-- begin --

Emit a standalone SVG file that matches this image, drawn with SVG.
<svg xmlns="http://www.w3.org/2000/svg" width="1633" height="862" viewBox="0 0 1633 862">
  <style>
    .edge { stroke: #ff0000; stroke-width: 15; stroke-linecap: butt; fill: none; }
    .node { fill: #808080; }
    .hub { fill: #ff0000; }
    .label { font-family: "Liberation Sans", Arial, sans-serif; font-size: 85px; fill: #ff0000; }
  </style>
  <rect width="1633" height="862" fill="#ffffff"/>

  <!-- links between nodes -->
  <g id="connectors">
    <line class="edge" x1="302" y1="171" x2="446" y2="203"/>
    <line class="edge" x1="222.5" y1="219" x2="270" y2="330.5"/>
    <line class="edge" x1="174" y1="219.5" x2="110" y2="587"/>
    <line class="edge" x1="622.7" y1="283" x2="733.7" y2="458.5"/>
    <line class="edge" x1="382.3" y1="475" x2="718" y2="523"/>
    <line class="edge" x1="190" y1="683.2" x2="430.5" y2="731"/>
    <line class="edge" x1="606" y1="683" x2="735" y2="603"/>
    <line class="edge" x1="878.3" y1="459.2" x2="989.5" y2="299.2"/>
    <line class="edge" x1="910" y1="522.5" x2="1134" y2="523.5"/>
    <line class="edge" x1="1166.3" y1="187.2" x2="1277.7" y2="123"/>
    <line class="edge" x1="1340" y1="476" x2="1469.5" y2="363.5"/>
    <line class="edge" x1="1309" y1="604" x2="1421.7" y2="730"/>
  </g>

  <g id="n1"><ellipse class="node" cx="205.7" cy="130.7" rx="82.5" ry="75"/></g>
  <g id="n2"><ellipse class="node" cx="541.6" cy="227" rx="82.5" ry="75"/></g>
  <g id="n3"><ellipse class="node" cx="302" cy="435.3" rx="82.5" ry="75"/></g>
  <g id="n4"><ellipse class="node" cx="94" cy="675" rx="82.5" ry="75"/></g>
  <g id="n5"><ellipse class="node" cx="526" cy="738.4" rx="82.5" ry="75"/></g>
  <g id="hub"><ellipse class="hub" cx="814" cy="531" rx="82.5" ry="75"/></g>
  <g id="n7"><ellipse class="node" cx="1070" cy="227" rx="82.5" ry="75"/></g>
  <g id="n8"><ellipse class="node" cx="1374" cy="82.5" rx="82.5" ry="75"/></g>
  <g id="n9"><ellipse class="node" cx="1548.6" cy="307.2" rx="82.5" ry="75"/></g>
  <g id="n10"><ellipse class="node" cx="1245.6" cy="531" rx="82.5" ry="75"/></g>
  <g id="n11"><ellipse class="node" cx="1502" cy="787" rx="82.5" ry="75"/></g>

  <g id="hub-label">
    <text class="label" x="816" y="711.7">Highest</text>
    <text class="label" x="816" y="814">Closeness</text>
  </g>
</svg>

-- end --

» EXERCISE
Repeat the material above in full, keeping every word.

» FINAL RESULT
Emit a standalone SVG file that matches this image, drawn with SVG.
<svg xmlns="http://www.w3.org/2000/svg" width="1633" height="862" viewBox="0 0 1633 862">
  <style>
    .edge { stroke: #ff0000; stroke-width: 15; stroke-linecap: butt; fill: none; }
    .node { fill: #808080; }
    .hub { fill: #ff0000; }
    .label { font-family: "Liberation Sans", Arial, sans-serif; font-size: 85px; fill: #ff0000; }
  </style>
  <rect width="1633" height="862" fill="#ffffff"/>

  <!-- links between nodes -->
  <g id="connectors">
    <line class="edge" x1="302" y1="171" x2="446" y2="203"/>
    <line class="edge" x1="222.5" y1="219" x2="270" y2="330.5"/>
    <line class="edge" x1="174" y1="219.5" x2="110" y2="587"/>
    <line class="edge" x1="622.7" y1="283" x2="733.7" y2="458.5"/>
    <line class="edge" x1="382.3" y1="475" x2="718" y2="523"/>
    <line class="edge" x1="190" y1="683.2" x2="430.5" y2="731"/>
    <line class="edge" x1="606" y1="683" x2="735" y2="603"/>
    <line class="edge" x1="878.3" y1="459.2" x2="989.5" y2="299.2"/>
    <line class="edge" x1="910" y1="522.5" x2="1134" y2="523.5"/>
    <line class="edge" x1="1166.3" y1="187.2" x2="1277.7" y2="123"/>
    <line class="edge" x1="1340" y1="476" x2="1469.5" y2="363.5"/>
    <line class="edge" x1="1309" y1="604" x2="1421.7" y2="730"/>
  </g>

  <g id="n1"><ellipse class="node" cx="205.7" cy="130.7" rx="82.5" ry="75"/></g>
  <g id="n2"><ellipse class="node" cx="541.6" cy="227" rx="82.5" ry="75"/></g>
  <g id="n3"><ellipse class="node" cx="302" cy="435.3" rx="82.5" ry="75"/></g>
  <g id="n4"><ellipse class="node" cx="94" cy="675" rx="82.5" ry="75"/></g>
  <g id="n5"><ellipse class="node" cx="526" cy="738.4" rx="82.5" ry="75"/></g>
  <g id="hub"><ellipse class="hub" cx="814" cy="531" rx="82.5" ry="75"/></g>
  <g id="n7"><ellipse class="node" cx="1070" cy="227" rx="82.5" ry="75"/></g>
  <g id="n8"><ellipse class="node" cx="1374" cy="82.5" rx="82.5" ry="75"/></g>
  <g id="n9"><ellipse class="node" cx="1548.6" cy="307.2" rx="82.5" ry="75"/></g>
  <g id="n10"><ellipse class="node" cx="1245.6" cy="531" rx="82.5" ry="75"/></g>
  <g id="n11"><ellipse class="node" cx="1502" cy="787" rx="82.5" ry="75"/></g>

  <g id="hub-label">
    <text class="label" x="816" y="711.7">Highest</text>
    <text class="label" x="816" y="814">Closeness</text>
  </g>
</svg>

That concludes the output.